Skip the pictures and quote all of the lines exactly.

============

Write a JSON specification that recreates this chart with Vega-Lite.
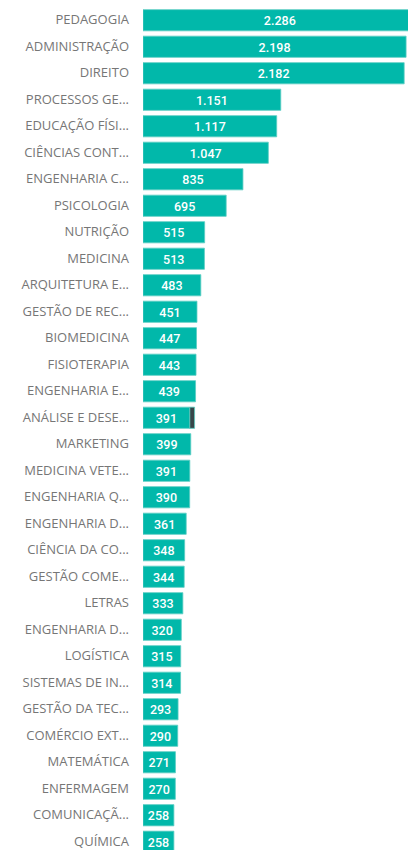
{
  "$schema": "https://vega.github.io/schema/vega-lite/v6.json",
  "autosize": "none",
  "padding": {"left": 143, "top": 7, "right": 0, "bottom": 0},
  "width": 265,
  "height": 848,
  "background": "white",
  "config": {
    "view": {"stroke": null},
    "locale": {"number": {"decimal": ",", "thousands": ".", "grouping": [3], "currency": ["R$", ""]}}
  },
  "data": {
    "values": [
      {"ordem": 1, "rotulo": "PEDAGOGIA", "serie": "A", "valor": 2286},
      {"ordem": 2, "rotulo": "ADMINISTRAÇÃO", "serie": "A", "valor": 2198},
      {"ordem": 3, "rotulo": "DIREITO", "serie": "A", "valor": 2182},
      {"ordem": 4, "rotulo": "PROCESSOS GE...", "serie": "A", "valor": 1151},
      {"ordem": 5, "rotulo": "EDUCAÇÃO FÍSI...", "serie": "A", "valor": 1117},
      {"ordem": 6, "rotulo": "CIÊNCIAS CONT...", "serie": "A", "valor": 1047},
      {"ordem": 7, "rotulo": "ENGENHARIA C...", "serie": "A", "valor": 835},
      {"ordem": 8, "rotulo": "PSICOLOGIA", "serie": "A", "valor": 695},
      {"ordem": 9, "rotulo": "NUTRIÇÃO", "serie": "A", "valor": 515},
      {"ordem": 10, "rotulo": "MEDICINA", "serie": "A", "valor": 513},
      {"ordem": 11, "rotulo": "ARQUITETURA E...", "serie": "A", "valor": 483},
      {"ordem": 12, "rotulo": "GESTÃO DE REC...", "serie": "A", "valor": 451},
      {"ordem": 13, "rotulo": "BIOMEDICINA", "serie": "A", "valor": 447},
      {"ordem": 14, "rotulo": "FISIOTERAPIA", "serie": "A", "valor": 443},
      {"ordem": 15, "rotulo": "ENGENHARIA E...", "serie": "A", "valor": 439},
      {"ordem": 16, "rotulo": "ANÁLISE E DESE...", "serie": "A", "valor": 391},
      {"ordem": 16, "rotulo": "ANÁLISE E DESE...", "serie": "B", "valor": 40},
      {"ordem": 17, "rotulo": "MARKETING", "serie": "A", "valor": 399},
      {"ordem": 18, "rotulo": "MEDICINA VETE...", "serie": "A", "valor": 391},
      {"ordem": 19, "rotulo": "ENGENHARIA Q...", "serie": "A", "valor": 390},
      {"ordem": 20, "rotulo": "ENGENHARIA D...", "serie": "A", "valor": 361},
      {"ordem": 21, "rotulo": "CIÊNCIA DA CO...", "serie": "A", "valor": 348},
      {"ordem": 22, "rotulo": "GESTÃO COME...", "serie": "A", "valor": 344},
      {"ordem": 23, "rotulo": "LETRAS", "serie": "A", "valor": 333},
      {"ordem": 24, "rotulo": "ENGENHARIA D...", "serie": "A", "valor": 320},
      {"ordem": 25, "rotulo": "LOGÍSTICA", "serie": "A", "valor": 315},
      {"ordem": 26, "rotulo": "SISTEMAS DE IN...", "serie": "A", "valor": 314},
      {"ordem": 27, "rotulo": "GESTÃO DA TEC...", "serie": "A", "valor": 293},
      {"ordem": 28, "rotulo": "COMÉRCIO EXT...", "serie": "A", "valor": 290},
      {"ordem": 29, "rotulo": "MATEMÁTICA", "serie": "A", "valor": 271},
      {"ordem": 30, "rotulo": "ENFERMAGEM", "serie": "A", "valor": 270},
      {"ordem": 31, "rotulo": "COMUNICAÇÃ...", "serie": "A", "valor": 258},
      {"ordem": 32, "rotulo": "QUÍMICA", "serie": "A", "valor": 258}
    ]
  },
  "encoding": {
    "y": {
      "field": "ordem",
      "type": "ordinal",
      "sort": "ascending",
      "axis": null,
      "scale": {"paddingInner": 0.2, "paddingOuter": 0.1}
    }
  },
  "layer": [
    {
      "mark": {"type": "bar", "clip": true, "stroke": "#5ccdc3", "strokeWidth": 0.8},
      "encoding": {
        "x": {
          "field": "valor",
          "type": "quantitative",
          "stack": "zero",
          "axis": null,
          "scale": {"domain": [0, 2214], "nice": false, "zero": true}
        },
        "color": {
          "field": "serie",
          "type": "nominal",
          "legend": null,
          "scale": {"domain": ["A", "B"], "range": ["#01B8AA", "#374649"]}
        },
        "order": {"field": "serie", "sort": "ascending"}
      }
    },
    {
      "transform": [
        {"filter": "datum.serie == 'A'"},
        {"calculate": "datum.valor / 2", "as": "meio"}
      ],
      "mark": {"type": "text", "align": "center", "baseline": "middle", "font": "Roboto", "fontSize": 12.5, "fontWeight": 500, "color": "#ffffff", "dy": 1},
      "encoding": {
        "x": {"field": "meio", "type": "quantitative"},
        "text": {"field": "valor", "type": "quantitative", "format": ",d"}
      }
    },
    {
      "transform": [{"filter": "datum.serie == 'A'"}],
      "mark": {"type": "text", "align": "right", "baseline": "middle", "font": "Open Sans", "fontSize": 13, "color": "#767676", "dx": -14, "dy": 0},
      "encoding": {
        "x": {"datum": 0, "type": "quantitative"},
        "text": {"field": "rotulo", "type": "nominal"}
      }
    }
  ]
}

============

• _WRITTEN RESPONSE_:
Write a JSON specification that recreates this chart with Vega-Lite.
{
  "$schema": "https://vega.github.io/schema/vega-lite/v6.json",
  "autosize": "none",
  "padding": {"left": 143, "top": 7, "right": 0, "bottom": 0},
  "width": 265,
  "height": 848,
  "background": "white",
  "config": {
    "view": {"stroke": null},
    "locale": {"number": {"decimal": ",", "thousands": ".", "grouping": [3], "currency": ["R$", ""]}}
  },
  "data": {
    "values": [
      {"ordem": 1, "rotulo": "PEDAGOGIA", "serie": "A", "valor": 2286},
      {"ordem": 2, "rotulo": "ADMINISTRAÇÃO", "serie": "A", "valor": 2198},
      {"ordem": 3, "rotulo": "DIREITO", "serie": "A", "valor": 2182},
      {"ordem": 4, "rotulo": "PROCESSOS GE...", "serie": "A", "valor": 1151},
      {"ordem": 5, "rotulo": "EDUCAÇÃO FÍSI...", "serie": "A", "valor": 1117},
      {"ordem": 6, "rotulo": "CIÊNCIAS CONT...", "serie": "A", "valor": 1047},
      {"ordem": 7, "rotulo": "ENGENHARIA C...", "serie": "A", "valor": 835},
      {"ordem": 8, "rotulo": "PSICOLOGIA", "serie": "A", "valor": 695},
      {"ordem": 9, "rotulo": "NUTRIÇÃO", "serie": "A", "valor": 515},
      {"ordem": 10, "rotulo": "MEDICINA", "serie": "A", "valor": 513},
      {"ordem": 11, "rotulo": "ARQUITETURA E...", "serie": "A", "valor": 483},
      {"ordem": 12, "rotulo": "GESTÃO DE REC...", "serie": "A", "valor": 451},
      {"ordem": 13, "rotulo": "BIOMEDICINA", "serie": "A", "valor": 447},
      {"ordem": 14, "rotulo": "FISIOTERAPIA", "serie": "A", "valor": 443},
      {"ordem": 15, "rotulo": "ENGENHARIA E...", "serie": "A", "valor": 439},
      {"ordem": 16, "rotulo": "ANÁLISE E DESE...", "serie": "A", "valor": 391},
      {"ordem": 16, "rotulo": "ANÁLISE E DESE...", "serie": "B", "valor": 40},
      {"ordem": 17, "rotulo": "MARKETING", "serie": "A", "valor": 399},
      {"ordem": 18, "rotulo": "MEDICINA VETE...", "serie": "A", "valor": 391},
      {"ordem": 19, "rotulo": "ENGENHARIA Q...", "serie": "A", "valor": 390},
      {"ordem": 20, "rotulo": "ENGENHARIA D...", "serie": "A", "valor": 361},
      {"ordem": 21, "rotulo": "CIÊNCIA DA CO...", "serie": "A", "valor": 348},
      {"ordem": 22, "rotulo": "GESTÃO COME...", "serie": "A", "valor": 344},
      {"ordem": 23, "rotulo": "LETRAS", "serie": "A", "valor": 333},
      {"ordem": 24, "rotulo": "ENGENHARIA D...", "serie": "A", "valor": 320},
      {"ordem": 25, "rotulo": "LOGÍSTICA", "serie": "A", "valor": 315},
      {"ordem": 26, "rotulo": "SISTEMAS DE IN...", "serie": "A", "valor": 314},
      {"ordem": 27, "rotulo": "GESTÃO DA TEC...", "serie": "A", "valor": 293},
      {"ordem": 28, "rotulo": "COMÉRCIO EXT...", "serie": "A", "valor": 290},
      {"ordem": 29, "rotulo": "MATEMÁTICA", "serie": "A", "valor": 271},
      {"ordem": 30, "rotulo": "ENFERMAGEM", "serie": "A", "valor": 270},
      {"ordem": 31, "rotulo": "COMUNICAÇÃ...", "serie": "A", "valor": 258},
      {"ordem": 32, "rotulo": "QUÍMICA", "serie": "A", "valor": 258}
    ]
  },
  "encoding": {
    "y": {
      "field": "ordem",
      "type": "ordinal",
      "sort": "ascending",
      "axis": null,
      "scale": {"paddingInner": 0.2, "paddingOuter": 0.1}
    }
  },
  "layer": [
    {
      "mark": {"type": "bar", "clip": true, "stroke": "#5ccdc3", "strokeWidth": 0.8},
      "encoding": {
        "x": {
          "field": "valor",
          "type": "quantitative",
          "stack": "zero",
          "axis": null,
          "scale": {"domain": [0, 2214], "nice": false, "zero": true}
        },
        "color": {
          "field": "serie",
          "type": "nominal",
          "legend": null,
          "scale": {"domain": ["A", "B"], "range": ["#01B8AA", "#374649"]}
        },
        "order": {"field": "serie", "sort": "ascending"}
      }
    },
    {
      "transform": [
        {"filter": "datum.serie == 'A'"},
        {"calculate": "datum.valor / 2", "as": "meio"}
      ],
      "mark": {"type": "text", "align": "center", "baseline": "middle", "font": "Roboto", "fontSize": 12.5, "fontWeight": 500, "color": "#ffffff", "dy": 1},
      "encoding": {
        "x": {"field": "meio", "type": "quantitative"},
        "text": {"field": "valor", "type": "quantitative", "format": ",d"}
      }
    },
    {
      "transform": [{"filter": "datum.serie == 'A'"}],
      "mark": {"type": "text", "align": "right", "baseline": "middle", "font": "Open Sans", "fontSize": 13, "color": "#767676", "dx": -14, "dy": 0},
      "encoding": {
        "x": {"datum": 0, "type": "quantitative"},
        "text": {"field": "rotulo", "type": "nominal"}
      }
    }
  ]
}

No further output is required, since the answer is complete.